While Olive has run with some elite company (John Zorn, Jim O’Rourke), he is perhaps best known for sharing a one-off release with percussionist Ikue Mori and Sonic Youth’s Kim Gordon, the only release on Sonic Youth’s SYR-imprint that wasn’t by Sonic Youth. The album is a nocturnal journey into weirdness, avant-garde experimentalism, and general all-about studio fuckery. Olive threw a few interesting hats into that ring, but the project didn’t congeal in the long-run, instead remaining a distinctive collector’s item. Yet, when left to his own devices on Heaps As, Live in Tasmania, he simply cannot overcome a wall that one would think would be easily demolished by him: generality.
Though props should be given to this live release for practically eliminating crowd noise altogether (making it sound like a genuine studio album), such a technical feat is lost in the sea of blandness that is released in Tasmania. Though his skills as a live improviser have been well documented, here there are no signs of wild openness with his material: he simply adds layers to other layers that were fine as they were. The faint Latin-horn sample at the start of “Dancing With Poxy Stingers” gives way to a watery drum beat … and that’s it. A slight change to a keyboard happens in the final third, but you otherwise have just been subjugated to music better suited for a waiting room. The title track rides a catchy electric-keyboard groove for roughly 90 seconds before devolving into mindless percussion exercises (which half the tracks are unforgivably guilty of). At least “Snail Trail in My Arms” plays drum taps against some fluffy keyboard movements, but this is an exception rather than the rule.

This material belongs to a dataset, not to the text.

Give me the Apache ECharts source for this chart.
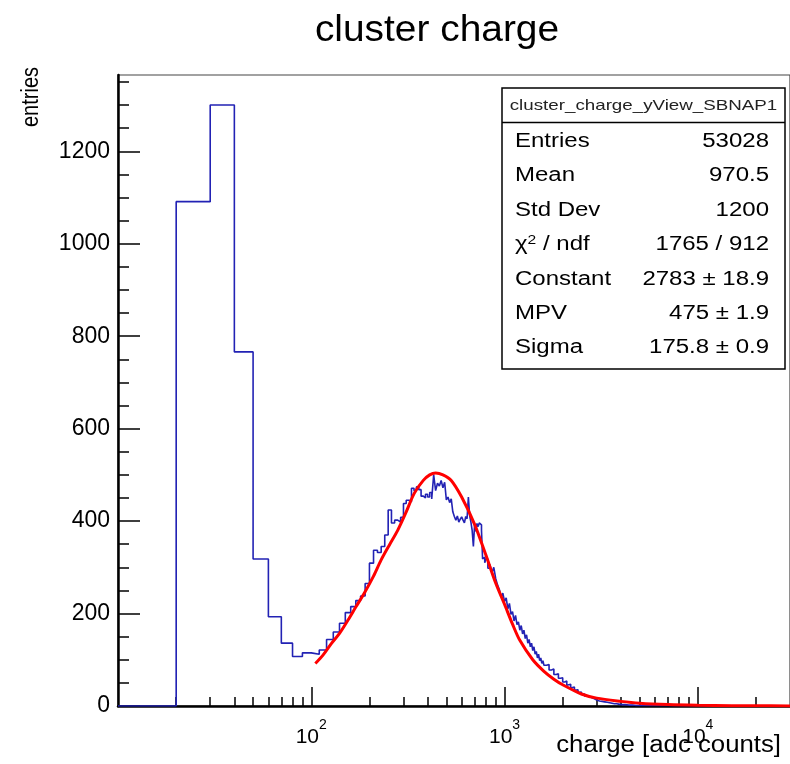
<!DOCTYPE html>
<html><head><meta charset="utf-8">
<script src="https://cdn.jsdelivr.net/npm/echarts@6/dist/echarts.min.js"></script>
<style>html,body{margin:0;padding:0;background:#fff}#c{width:790px;height:764px}</style>
</head><body><div id="c"></div>
<script>
// ---- data ----
// histogram bin segments: [from, to, width]
const binSegments = [[10,800,10],[800,1600,20],[1600,3000,50],[3000,4000,100],[4000,5000,200],[5000,6000,1000],[6000,30000,24000]];
const binCounts = [
  0,1091,1300,766,318,193,136,107,115,112,
  121,144,160,179,202,215,228,238,265,309,
  337,332,345,370,424,396,402,398,408,438,
  445,442,471,466,474,468,454,450,458,452,
  462,448,500,466,482,476,488,472,484,446,
  452,440,448,420,410,402,411,398,404,409,
  402,396,410,405,452,412,398,380,345,392,
  378,395,388,396,392,380,318,322,310,
  318,298,306,288,300,276,262,252,236,244,
  226,234,210,222,198,204,184,196,176,182,
  164,174,156,164,146,154,136,144,128,136,
  120,128,112,118,104,112,98,104,92,98,
  88,90,78,80,68,70,60,61,52,54,
  45,47,39,41,34,35,29,30,25,26,
  21,22,18,19,15,16,13,13,
  11,10,9,8,7,6,5,5,4,3,
  3,2,2,1,1,
  1,
  0
];
const fitX = [105,115,127,140,155,170,188,210,230,255,280,310,341,380,410,440,480,530,600,700,800,900,1000,1100,1200,1400,1600,1800,2000,2500,3000,4000,5000,7000,10000,15000,20000,30000];
const fitY = [92,110,135,157,186,214,244,281,316,350,380,420,460,488,500,504,500,488,452,393,327,266,220,177,142,100,75,58,46,26,17,10,6,3,1.5,0.7,0.4,0.2];
const xMajorTicks = [100,1000,10000];
const xMinorTicks = [20,30,40,50,60,70,80,90,200,300,400,500,600,700,800,900,2000,3000,4000,5000,6000,7000,8000,9000,20000];
const yMajorTicks = [0,200,400,600,800,1000,1200];
const yMinorTicks = [50,100,150,250,300,350,450,500,550,650,700,750,850,900,950,1050,1100,1150,1250,1300,1350];
const statsTitle = 'cluster_charge_yView_SBNAP1';
const statsLabels = ['Entries','Mean','Std Dev','χ{sup|2} / ndf','Constant','MPV','Sigma'];
const statsValues = ['53028','970.5','1200','1765 / 912','2783 ± 18.9','475 ± 1.9','175.8 ± 0.9'];
const titleText = 'cluster charge';
const xTitle = 'charge [adc counts]';
const yTitle = 'entries';

// ---- build ----
const edges = [];
binSegments.forEach(([a,b,w]) => { for (let v = a; v < b; v += w) edges.push(v); });
edges.push(30000);
const histData = [];
for (let i = 0; i < binCounts.length; i++) histData.push([edges[i], binCounts[i]]);
histData.push([edges[binCounts.length], binCounts[binCounts.length-1]]);
const fitData = fitX.map((x,i)=>[x, fitY[i]]);

const FONT = '"Liberation Sans", Arial, Helvetica, sans-serif';
const chart = echarts.init(document.getElementById('c'), null, {renderer:'canvas'});

const statsChildren = [
  {type:'rect', shape:{x:502,y:88,width:283,height:281}, style:{fill:'#fff', stroke:'#000', lineWidth:1.5}},
  {type:'line', shape:{x1:502,y1:122.5,x2:785,y2:122.5}, style:{stroke:'#000', lineWidth:1.5}},
  {type:'text', x:643.5, y:106, scaleX:1.25, style:{text:statsTitle, font:'15px '+FONT, fill:'#222', align:'center', verticalAlign:'middle'}}
];
statsLabels.forEach((l,i)=>{
  const y = 141.5 + i*34.4;
  statsChildren.push({type:'text', x:515, y:y, scaleX:1.2, style:{text:l, font:'20px '+FONT, fill:'#000', align:'left', verticalAlign:'middle',
    rich:{sup:{fontSize:13, fontFamily:FONT, verticalAlign:'top', padding:[0,0,8,0]}}}});
  statsChildren.push({type:'text', x:769, y:y, scaleX:1.2, style:{text:statsValues[i], font:'20px '+FONT, fill:'#000', align:'right', verticalAlign:'middle'}});
});

const option = {
  animation:false,
  backgroundColor:'#fff',
  grid:{left:118, top:75, right:0, bottom:58, show:true, borderColor:'#444', borderWidth:1.2, backgroundColor:'transparent'},
  xAxis:[
    {type:'log', logBase:10, min:10, max:30000, position:'bottom',
     axisLine:{show:true, lineStyle:{color:'#000', width:2.5}},
     axisTick:{show:true, inside:true, length:19, customValues:xMajorTicks, lineStyle:{color:'#000', width:1.5}},
     axisLabel:{show:true, customValues:xMajorTicks, margin:12,
       formatter:(v)=>'{b|10}{s|'+Math.round(Math.log10(v))+'}',
       rich:{b:{fontSize:21, fontFamily:FONT, color:'#000', lineHeight:30, verticalAlign:'bottom'},
             s:{fontSize:14, fontFamily:FONT, color:'#000', lineHeight:30, verticalAlign:'top'}}},
     splitLine:{show:false}, minorTick:{show:false}},
    {type:'log', logBase:10, min:10, max:30000, position:'bottom', gridIndex:0,
     axisLine:{show:false},
     axisTick:{show:true, inside:true, length:9, customValues:xMinorTicks, lineStyle:{color:'#000', width:1.5}},
     axisLabel:{show:false}, splitLine:{show:false}}
  ],
  yAxis:[
    {type:'value', min:0, max:1365, position:'left',
     axisLine:{show:true, lineStyle:{color:'#000', width:2.5}},
     axisTick:{show:true, inside:true, length:22, customValues:yMajorTicks, lineStyle:{color:'#000', width:1.5}},
     axisLabel:{show:true, customValues:yMajorTicks, margin:8, fontSize:23, fontFamily:FONT, color:'#000', formatter:(v)=>String(v)},
     splitLine:{show:false}},
    {type:'value', min:0, max:1365, position:'left', gridIndex:0,
     axisLine:{show:false},
     axisTick:{show:true, inside:true, length:11, customValues:yMinorTicks, lineStyle:{color:'#000', width:1.5}},
     axisLabel:{show:false}, splitLine:{show:false}}
  ],
  series:[
    {type:'line', name:'hist', xAxisIndex:0, yAxisIndex:0, data:histData, step:'end', showSymbol:false,
     lineStyle:{color:'#2222b4', width:1.6}, z:3},
    {type:'line', name:'fit', xAxisIndex:0, yAxisIndex:0, data:fitData, smooth:0.3, showSymbol:false,
     lineStyle:{color:'#ff0000', width:3}, z:4}
  ],
  graphic:[
    {type:'text', x:437, y:31, scaleX:1.08, style:{text:titleText, font:'36px '+FONT, fill:'#000', align:'center', verticalAlign:'middle'}},
    {type:'text', x:781, y:746, scaleX:1.12, style:{text:xTitle, font:'23px '+FONT, fill:'#000', align:'right', verticalAlign:'middle'}},
    {type:'text', x:32, y:97, rotation:Math.PI/2, scaleY:1.15, style:{text:yTitle, font:'20px '+FONT, fill:'#000', align:'center', verticalAlign:'middle'}},
    {type:'group', children:statsChildren}
  ]
};
chart.setOption(option);
</script>
</body></html>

Overall, it is apparent that Olive suffers from lacking any sense of dynamics. In an unfair contrast (that however remains pertinent), a DJ Shadow session with radio personality Nic Harcourt showed that Shadow could improvise wildly with his selections, tossing in things as rare as a rapper rhyming the periodic table of elements together over a shifting drumline that moved from basement-recorded to near-orchestral on hairpin turns. Even the Chemical Brothers have managed to spice up and dynamically rearrange some of their better, well-known arrangements to make their live shows worth attending. Olive, however, only unleashes pretty acoustic-plucking loops in “They Make Us All Want to Hate Each Other, Don’t Do It!” … and then repeats them for the entire song. He makes admiral attempts to be interesting with “Lila Dog” and the 10-minute closing epic “Time for You…”, but can’t even keep that kind of momentum going for long.
As a chill-out CD, it’s a fine — if not completely memorable — piece of work. As an artistic statement, it’s not memorable at all. Even the jokes of Tasmanian Devil cartoons are fresher than what you experience here. Change of location, perhaps?